A 2012 study from Global Strategy Group, commissioned by worldwide architectural firm Woods Bagot, found that 96 percent of those of business decision makers surveyed believe students are only "somewhat" or not at all prepared to succeed in the business world. With an increasingly competitive job market during a hurting economy, career development for college students is crucial.
As the manager of Magic Johnson Foundation's Taylor Michaels Scholarship Program, the fall represents my time to focus on both internal and external career development initiatives for our scholars. I work with students who have experienced socio-economic challenges throughout their lives. They may or may not succeed in school and life. Our goal is to support them holistically through scholarships, technology resources, moral support, and career readiness resources. To combat the statistics of student unpreparedness in the workplace, we authored a new Career Development Rubric (CDR) curriculum. By providing resources, tools, and motivation, we've found you can prepare students to thrive in the global workplace upon completion of high school, college, or graduate school.
Step 1: The Basics
The process begins when "Rookie" scholars enter our program the summer before their freshman year. This is the time to teach core concepts such as networking, self-assessment, and market analysis. We provide opportunities to exercise critical skills like developing one's personal brand, internship prospecting, and the elevator pitch to empower students as they grow through college.
Step 2: Stay Involved
After freshmen are introduced to these methods, we launch them on a developmental trajectory towards continued success. This is the time to build the confidence, knowledge base, and skill sets of our scholars through increasingly sophisticated annual goal setting. Continually engage students with weekly program updates, anytime access to counsel, and volunteer and career opportunities.
Step 3: Establish Accountability
Our annually renewable scholarship awards provide the framework to hold our scholars responsible for consistent progress and growth towards their degree. Aside from submitting grades after each term, students must attend mandatory advisory sessions to review progress from the current year, and set goals for the future each year.

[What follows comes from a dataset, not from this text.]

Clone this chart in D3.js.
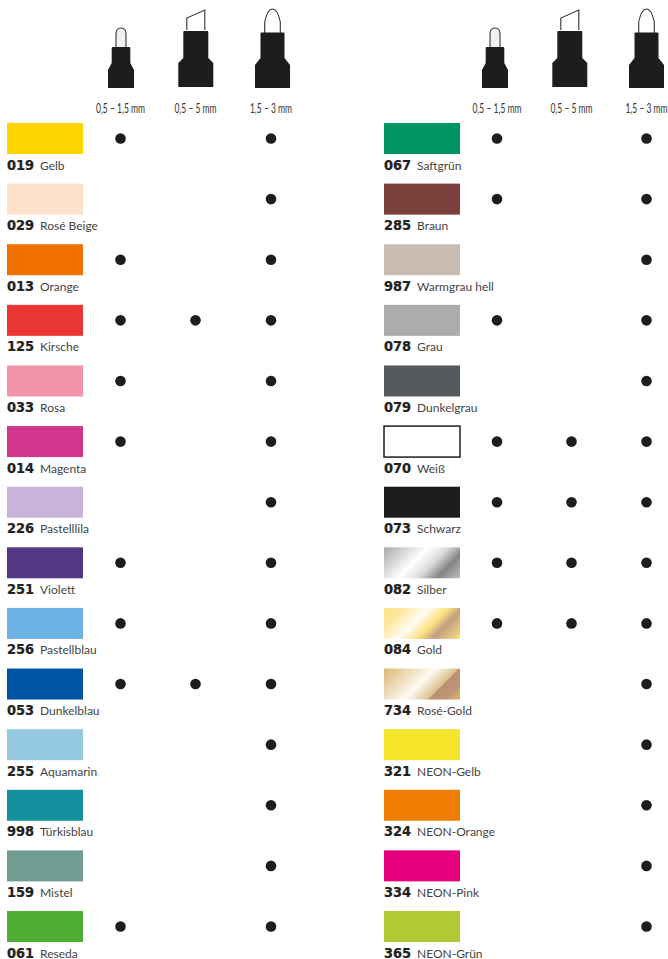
<!DOCTYPE html>
<html lang="de">
<head>
  <meta charset="UTF-8">
  <script src="https://d3js.org/d3.v7.min.js"></script>
  <title>Farbtabelle</title>
  <style>
    html, body { margin: 0; background: #fff; }
    svg { display: block; }
    text { font-family: Lato, sans-serif; }
  </style>
</head>
<body>
<div id="chart"></div>
<script>
// nib widths, same three columns in both panels
const nibLabels = ["0,5 – 1,5 mm", "0,5 – 5 mm", "1,5 – 3 mm"];

// left panel
const leftCodes = ["019", "029", "013", "125", "033", "014", "226", "251", "256", "053", "255", "998", "159", "061"];
const leftNames = ["Gelb", "Rosé Beige", "Orange", "Kirsche", "Rosa", "Magenta", "Pastelllila", "Violett", "Pastellblau", "Dunkelblau", "Aquamarin", "Türkisblau", "Mistel", "Reseda"];
const leftColors = ["#ffd500", "#fce0c8", "#f07000", "#ea3535", "#f294aa", "#d2358e", "#c9b3da", "#533785", "#6cb1e3", "#0054a4", "#96cae3", "#13919f", "#719c92", "#4fad33"];
const leftNib1 = [1, 0, 1, 1, 1, 1, 0, 1, 1, 1, 0, 0, 0, 1];
const leftNib2 = [0, 0, 0, 1, 0, 0, 0, 0, 0, 1, 0, 0, 0, 0];
const leftNib3 = [1, 1, 1, 1, 1, 1, 1, 1, 1, 1, 1, 1, 1, 1];

// right panel
const rightCodes = ["067", "285", "987", "078", "079", "070", "073", "082", "084", "734", "321", "324", "334", "365"];
const rightNames = ["Saftgrün", "Braun", "Warmgrau hell", "Grau", "Dunkelgrau", "Weiß", "Schwarz", "Silber", "Gold", "Rosé-Gold", "NEON-Gelb", "NEON-Orange", "NEON-Pink", "NEON-Grün"];
const rightColors = ["#009460", "#7b3f3c", "#c8bbb0", "#abacae", "#575a5d", "#ffffff", "#1d1d1b", "url(#silber)", "url(#gold)", "url(#rosegold)", "#f5e62c", "#f07d00", "#e6007e", "#afca35"];
const rightNib1 = [1, 1, 0, 1, 0, 1, 1, 1, 1, 0, 0, 0, 0, 0];
const rightNib2 = [0, 0, 0, 0, 0, 1, 1, 1, 1, 0, 0, 0, 0, 0];
const rightNib3 = [1, 1, 1, 1, 1, 1, 1, 1, 1, 1, 1, 1, 1, 1];

// metallic swatches
const silberStops = [[0, "#a9a9a9"], [0.42, "#ffffff"], [0.6, "#dcdcdc"], [0.78, "#858585"], [1, "#bdbdbd"]];
const goldStops = [[0, "#fde08a"], [0.2, "#fde8a0"], [0.42, "#fffdf5"], [0.6, "#fde080"], [0.74, "#c49e80"], [1, "#fde080"]];
const rosegoldStops = [[0, "#dcb873"], [0.48, "#fffbf4"], [0.69, "#dcc290"], [0.71, "#bb9074"], [0.85, "#bf9575"], [1, "#dab66c"]];

const width = 668, height = 959;
const swatchW = 76, swatchH = 31;
const ink = "#1d1d1b";

const svg = d3.select("#chart").append("svg")
  .attr("width", width)
  .attr("height", height);

const defs = svg.append("defs");
[["silber", silberStops], ["gold", goldStops], ["rosegold", rosegoldStops]].forEach(function (g) {
  defs.append("linearGradient")
    .attr("id", g[0])
    .attr("gradientUnits", "userSpaceOnUse")
    .attr("x1", 0).attr("y1", 0).attr("x2", 53.5).attr("y2", 53.5)
    .selectAll("stop")
    .data(g[1])
    .join("stop")
    .attr("offset", d => d[0])
    .attr("stop-color", d => d[1]);
});

// row position, shared by both panels
const y = d3.scaleLinear().domain([0, 13]).range([123, 911]);

// nib outlines, drawn around the column centre with the base at 0
const nibBody = [
  "M-13,0V-18L-9.3,-25V-40Q-9.3,-41 -8.3,-41H8.3Q9.3,-41 9.3,-40V-25L13,-18V0Z",
  "M-17.5,-1V-25L-12.5,-30V-56Q-12.5,-57 -11.5,-57H11.5Q12.5,-57 12.5,-56V-30L17.5,-25V-1Z",
  "M-17.5,0V-23L-12,-30V-54.5Q-12,-55.5 -11,-55.5H11Q12,-55.5 12,-54.5V-30L17.5,-23V0Z"
];
const nibTip = [
  "M-5,-41V-54Q-5,-60 0,-60Q5,-60 5,-54V-41",
  "M-9,-58V-70L9,-78V-58",
  "M-7.8,-55V-66Q-5,-79 0,-79Q5,-79 7.8,-66V-55"
];
const nibTipFill = ["#f0f0f0", "#fff", "#fff"];

function drawPanel(p) {
  const g = svg.append("g");
  const x = d3.scaleOrdinal().domain([0, 1, 2]).range(p.columns);
  const nibX = d3.scaleOrdinal().domain([0, 1, 2]).range(p.nibColumns);

  // header icons
  const nib = g.selectAll(".nib")
    .data(nibLabels)
    .join("g")
    .attr("class", "nib")
    .attr("transform", (d, i) => `translate(${nibX(i)},88)`);
  nib.append("path")
    .attr("d", (d, i) => nibTip[i])
    .attr("fill", (d, i) => nibTipFill[i])
    .attr("stroke", "#333")
    .attr("stroke-width", 1.1);
  nib.append("path")
    .attr("d", (d, i) => nibBody[i])
    .attr("fill", ink);

  // header labels, the original face is condensed
  g.selectAll(".nibLabel")
    .data(nibLabels)
    .join("text")
    .attr("class", "nibLabel")
    .attr("transform", (d, i) => `translate(${x(i)},113) scale(0.63,1)`)
    .attr("text-anchor", "middle")
    .attr("font-size", 13.5)
    .attr("fill", "#333")
    .text(d => d);

  // one group per colour
  const row = g.selectAll(".row")
    .data(p.codes)
    .join("g")
    .attr("class", "row")
    .attr("transform", (d, i) => `translate(${p.swatchX},${y(i)})`);

  row.append("rect")
    .attr("width", swatchW)
    .attr("height", swatchH)
    .attr("fill", (d, i) => p.colors[i])
    .attr("stroke", (d, i) => p.codes[i] === "070" ? ink : "none")
    .attr("stroke-width", 1.5);

  // the code number is a heavy, wide face
  row.append("text")
    .attr("transform", "translate(0,46.5) scale(0.93,1)")
    .style("font-family", "'DejaVu Sans', sans-serif")
    .attr("font-size", 14)
    .attr("font-weight", 700)
    .attr("fill", "#222")
    .attr("stroke", "#222")
    .attr("stroke-width", 0.25)
    .text(d => d);

  row.append("text")
    .attr("x", 33)
    .attr("y", 46.5)
    .attr("font-size", 12)
    .attr("fill", "#444")
    .text((d, i) => p.names[i]);

  // availability dots
  p.nibs.forEach(function (flags, c) {
    g.selectAll(".dot" + c)
      .data(flags)
      .join("circle")
      .attr("class", "dot" + c)
      .attr("cx", x(c))
      .attr("cy", (d, i) => y(i) + 15.5)
      .attr("r", 5.3)
      .attr("fill", ink)
      .attr("display", d => d ? null : "none");
  });
}

drawPanel({
  codes: leftCodes, names: leftNames, colors: leftColors,
  nibs: [leftNib1, leftNib2, leftNib3],
  swatchX: 7, columns: [120.5, 195.5, 271], nibColumns: [121, 195.8, 272.5]
});
drawPanel({
  codes: rightCodes, names: rightNames, colors: rightColors,
  nibs: [rightNib1, rightNib2, rightNib3],
  swatchX: 384, columns: [497, 571.5, 646.5], nibColumns: [495, 569.8, 646.5]
});
</script>
</body>
</html>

Personally following up with each of our students ensures they know we care and establishes accountability for their own goals, which we focus on during each counseling session. Our counsel, encouragement, and oversight have resulted in high achievement amongst students at risk based on serious socio-economic disadvantages. Our graduates hold PhDs in chemistry, own small businesses, attend Harvard Medical School, teach children in Denver Public Schools, back-up sing for Katy Perry, hold MWS degrees in social work, attend pharmacy school, work for Paul Weiss law firm, and much more.

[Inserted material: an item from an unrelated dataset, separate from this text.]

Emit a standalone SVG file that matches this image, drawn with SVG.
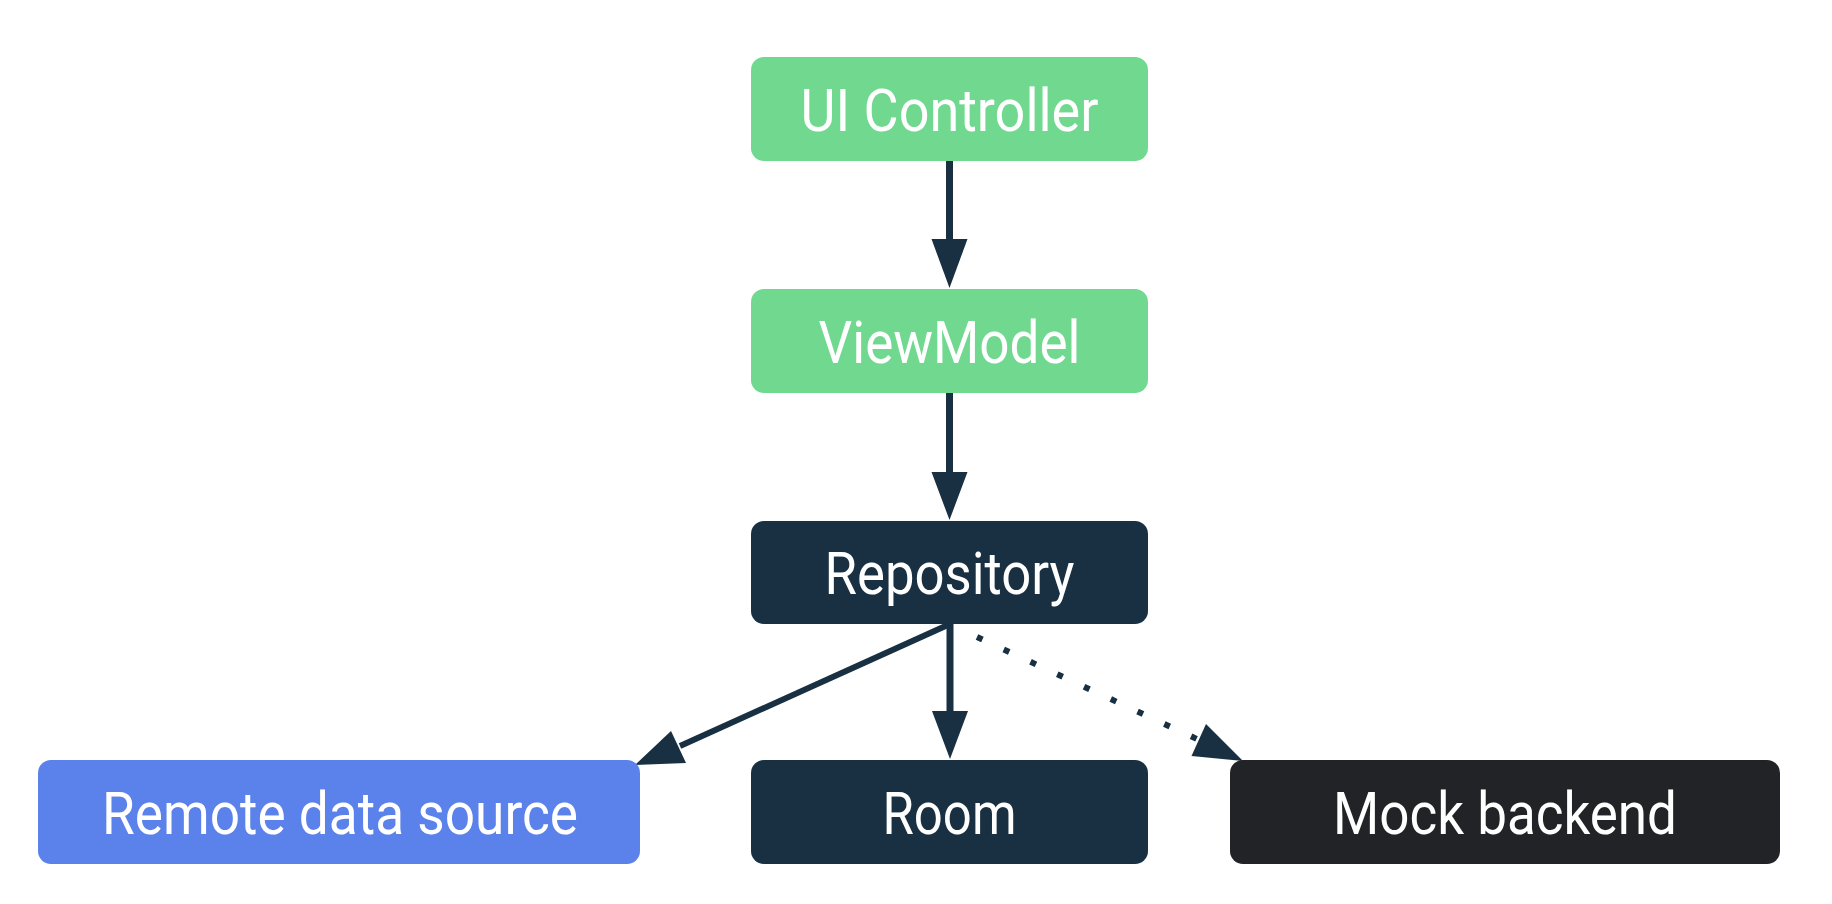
<svg xmlns="http://www.w3.org/2000/svg" width="1832" height="904" viewBox="0 0 1832 904">
<style>
.t{font-family:"Roboto","Liberation Sans",sans-serif;font-size:60px;fill:#ffffff;text-anchor:middle}
.green{fill:#71d98f}
.navy{fill:#183042}
.blue{fill:#5b82eb}
.black{fill:#222326}
.ln{stroke:#183042;stroke-width:7;fill:none}
.hd{fill:#183042}
</style>
<rect width="1832" height="904" fill="#ffffff"/>
<g id="connectors">
  <line class="ln" x1="949.5" y1="161" x2="949.5" y2="242"/>
  <polygon class="hd" points="931.5,239 967.5,239 949.5,288"/>
  <line class="ln" x1="949.5" y1="393" x2="949.5" y2="475"/>
  <polygon class="hd" points="931.5,472 967.5,472 949.5,520"/>
  <line class="ln" x1="950" y1="624" x2="950" y2="714"/>
  <polygon class="hd" points="932,711 968,711 950,759"/>
  <line class="ln" x1="950" y1="624" x2="680" y2="746" style="stroke-width:6"/>
  <polygon class="hd" points="635,765 671,731 686,763"/>
  <line class="ln" x1="977" y1="637" x2="1199" y2="740" style="stroke-width:6;stroke-dasharray:6 23.5"/>
  <polygon class="hd" points="1243,761 1206,724 1191.5,756"/>
</g>
<g id="ui-controller">
  <rect class="green" x="751" y="57" width="397" height="104" rx="13"/>
  <text class="t" x="949.5" y="131" textLength="298" lengthAdjust="spacingAndGlyphs">UI Controller</text>
</g>
<g id="viewmodel">
  <rect class="green" x="751" y="289" width="397" height="104" rx="13"/>
  <text class="t" x="949.5" y="363" textLength="262" lengthAdjust="spacingAndGlyphs">ViewModel</text>
</g>
<g id="repository">
  <rect class="navy" x="751" y="521" width="397" height="103" rx="13"/>
  <text class="t" x="949.5" y="594" textLength="250" lengthAdjust="spacingAndGlyphs">Repository</text>
</g>
<g id="remote-data-source">
  <rect class="blue" x="38" y="760" width="602" height="104" rx="13"/>
  <text class="t" x="340" y="834" textLength="476" lengthAdjust="spacingAndGlyphs">Remote data source</text>
</g>
<g id="room">
  <rect class="navy" x="751" y="760" width="397" height="104" rx="13"/>
  <text class="t" x="949.5" y="834" textLength="134" lengthAdjust="spacingAndGlyphs">Room</text>
</g>
<g id="mock-backend">
  <rect class="black" x="1230" y="760" width="550" height="104" rx="13"/>
  <text class="t" x="1505" y="834" textLength="344" lengthAdjust="spacingAndGlyphs">Mock backend</text>
</g>
</svg>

We see signs that our career development model will work for high school students as well. Through initial workshops I've conducted in classrooms with 100 high school seniors through our partners at the Fulfillment Fund, we discovered the curriculum motivated and prepared 70 percent of students to take action to develop their future careers. Ultimately, to change the statistics from the Woods Bagot survey and ensure students become valuable members of the workforce, schools, teachers and organizations need to invest in early and extensive career development training.